> **DATA**:
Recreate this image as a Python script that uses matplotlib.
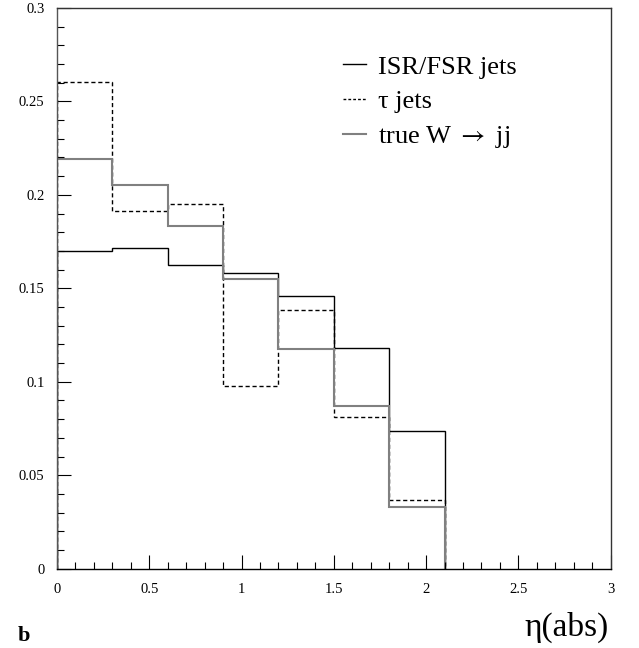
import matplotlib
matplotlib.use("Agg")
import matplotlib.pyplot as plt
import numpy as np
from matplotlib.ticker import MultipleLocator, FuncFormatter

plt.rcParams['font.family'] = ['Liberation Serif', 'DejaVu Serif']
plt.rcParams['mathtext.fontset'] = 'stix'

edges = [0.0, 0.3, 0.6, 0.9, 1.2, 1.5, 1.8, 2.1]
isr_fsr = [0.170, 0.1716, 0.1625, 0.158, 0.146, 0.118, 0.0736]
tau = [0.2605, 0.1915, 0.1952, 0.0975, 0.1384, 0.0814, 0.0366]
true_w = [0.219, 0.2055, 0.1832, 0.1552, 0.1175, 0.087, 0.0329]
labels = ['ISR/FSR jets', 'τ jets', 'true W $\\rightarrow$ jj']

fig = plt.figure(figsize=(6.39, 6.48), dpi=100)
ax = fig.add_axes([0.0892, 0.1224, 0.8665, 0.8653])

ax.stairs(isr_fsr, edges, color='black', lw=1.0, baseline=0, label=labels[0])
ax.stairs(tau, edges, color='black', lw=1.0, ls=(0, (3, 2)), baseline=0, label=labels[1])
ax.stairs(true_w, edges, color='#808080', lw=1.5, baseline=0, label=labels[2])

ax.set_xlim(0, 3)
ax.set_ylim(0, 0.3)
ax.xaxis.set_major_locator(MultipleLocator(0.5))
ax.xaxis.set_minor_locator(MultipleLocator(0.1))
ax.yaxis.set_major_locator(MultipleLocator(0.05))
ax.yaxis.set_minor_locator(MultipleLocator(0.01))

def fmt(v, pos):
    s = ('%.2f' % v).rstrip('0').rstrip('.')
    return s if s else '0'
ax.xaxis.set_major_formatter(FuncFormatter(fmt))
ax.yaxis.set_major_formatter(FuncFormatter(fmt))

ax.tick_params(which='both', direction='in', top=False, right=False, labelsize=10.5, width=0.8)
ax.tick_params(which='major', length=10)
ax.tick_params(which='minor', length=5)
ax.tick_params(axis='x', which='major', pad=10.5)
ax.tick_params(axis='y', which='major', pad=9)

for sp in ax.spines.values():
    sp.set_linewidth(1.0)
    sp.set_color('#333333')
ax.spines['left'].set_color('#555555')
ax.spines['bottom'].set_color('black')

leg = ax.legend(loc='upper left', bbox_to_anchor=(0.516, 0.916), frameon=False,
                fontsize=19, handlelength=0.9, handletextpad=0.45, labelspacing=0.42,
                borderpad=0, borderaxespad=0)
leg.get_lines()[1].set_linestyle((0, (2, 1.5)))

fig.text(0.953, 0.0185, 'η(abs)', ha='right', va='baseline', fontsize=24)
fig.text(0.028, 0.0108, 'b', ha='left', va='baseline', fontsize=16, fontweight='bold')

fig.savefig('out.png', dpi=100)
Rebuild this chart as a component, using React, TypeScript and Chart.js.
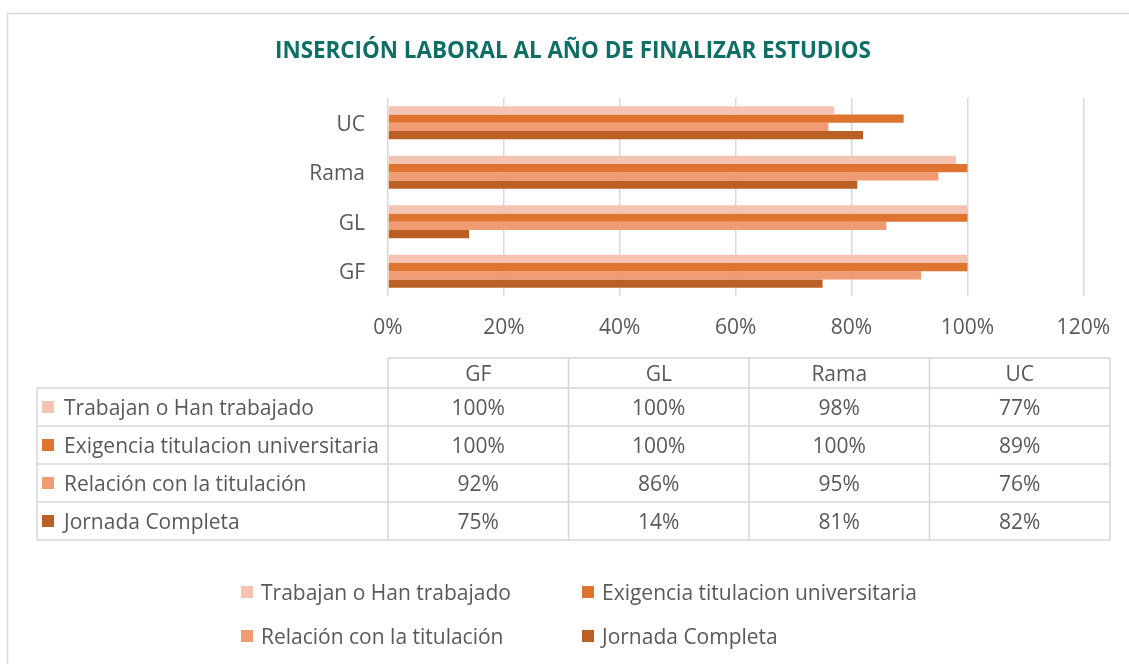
---
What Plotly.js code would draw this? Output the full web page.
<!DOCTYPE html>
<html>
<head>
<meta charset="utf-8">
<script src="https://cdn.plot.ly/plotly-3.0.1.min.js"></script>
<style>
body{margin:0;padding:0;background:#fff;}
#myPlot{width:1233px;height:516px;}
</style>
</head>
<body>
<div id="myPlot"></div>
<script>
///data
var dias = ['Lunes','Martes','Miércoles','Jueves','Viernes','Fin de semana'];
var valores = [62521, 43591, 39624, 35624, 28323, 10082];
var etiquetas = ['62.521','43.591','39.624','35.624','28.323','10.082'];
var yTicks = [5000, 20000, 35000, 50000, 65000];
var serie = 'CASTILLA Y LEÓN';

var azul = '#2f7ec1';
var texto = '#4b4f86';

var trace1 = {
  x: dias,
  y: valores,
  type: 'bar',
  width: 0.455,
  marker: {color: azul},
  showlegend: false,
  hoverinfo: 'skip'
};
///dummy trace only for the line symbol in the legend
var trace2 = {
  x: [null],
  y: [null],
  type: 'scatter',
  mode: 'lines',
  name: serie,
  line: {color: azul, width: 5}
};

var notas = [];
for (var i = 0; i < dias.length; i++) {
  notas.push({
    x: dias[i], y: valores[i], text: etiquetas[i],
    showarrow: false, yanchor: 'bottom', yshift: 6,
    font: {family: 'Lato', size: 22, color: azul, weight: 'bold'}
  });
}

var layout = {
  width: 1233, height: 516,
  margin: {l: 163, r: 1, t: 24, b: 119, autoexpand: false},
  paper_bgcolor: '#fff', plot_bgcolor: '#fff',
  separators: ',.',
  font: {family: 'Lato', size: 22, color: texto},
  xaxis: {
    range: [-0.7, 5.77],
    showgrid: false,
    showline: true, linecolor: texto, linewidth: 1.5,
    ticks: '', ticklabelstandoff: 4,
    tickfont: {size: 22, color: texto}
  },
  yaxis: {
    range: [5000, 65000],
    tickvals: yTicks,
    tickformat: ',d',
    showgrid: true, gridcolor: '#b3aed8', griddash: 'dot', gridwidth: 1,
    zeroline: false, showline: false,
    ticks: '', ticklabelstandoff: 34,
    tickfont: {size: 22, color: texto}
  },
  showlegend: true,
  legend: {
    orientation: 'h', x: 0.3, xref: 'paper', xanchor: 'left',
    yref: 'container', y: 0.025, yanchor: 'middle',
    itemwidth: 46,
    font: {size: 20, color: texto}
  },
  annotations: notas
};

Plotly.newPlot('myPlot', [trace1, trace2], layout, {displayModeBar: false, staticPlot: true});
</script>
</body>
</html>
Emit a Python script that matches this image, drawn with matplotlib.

> **WHAT IS EXPECTED**: Among the entries above, take the lines from the one with "Recreate this image" through the one with "ax = fig.add_axes([0.0892, 0.1224, 0.8665, 0.8653])" and retype them exactly, leaving out the pictures.

> **THE ANSWER**:
Recreate this image as a Python script that uses matplotlib.
import matplotlib
matplotlib.use("Agg")
import matplotlib.pyplot as plt
import numpy as np
from matplotlib.ticker import MultipleLocator, FuncFormatter

plt.rcParams['font.family'] = ['Liberation Serif', 'DejaVu Serif']
plt.rcParams['mathtext.fontset'] = 'stix'

edges = [0.0, 0.3, 0.6, 0.9, 1.2, 1.5, 1.8, 2.1]
isr_fsr = [0.170, 0.1716, 0.1625, 0.158, 0.146, 0.118, 0.0736]
tau = [0.2605, 0.1915, 0.1952, 0.0975, 0.1384, 0.0814, 0.0366]
true_w = [0.219, 0.2055, 0.1832, 0.1552, 0.1175, 0.087, 0.0329]
labels = ['ISR/FSR jets', 'τ jets', 'true W $\\rightarrow$ jj']

fig = plt.figure(figsize=(6.39, 6.48), dpi=100)
ax = fig.add_axes([0.0892, 0.1224, 0.8665, 0.8653])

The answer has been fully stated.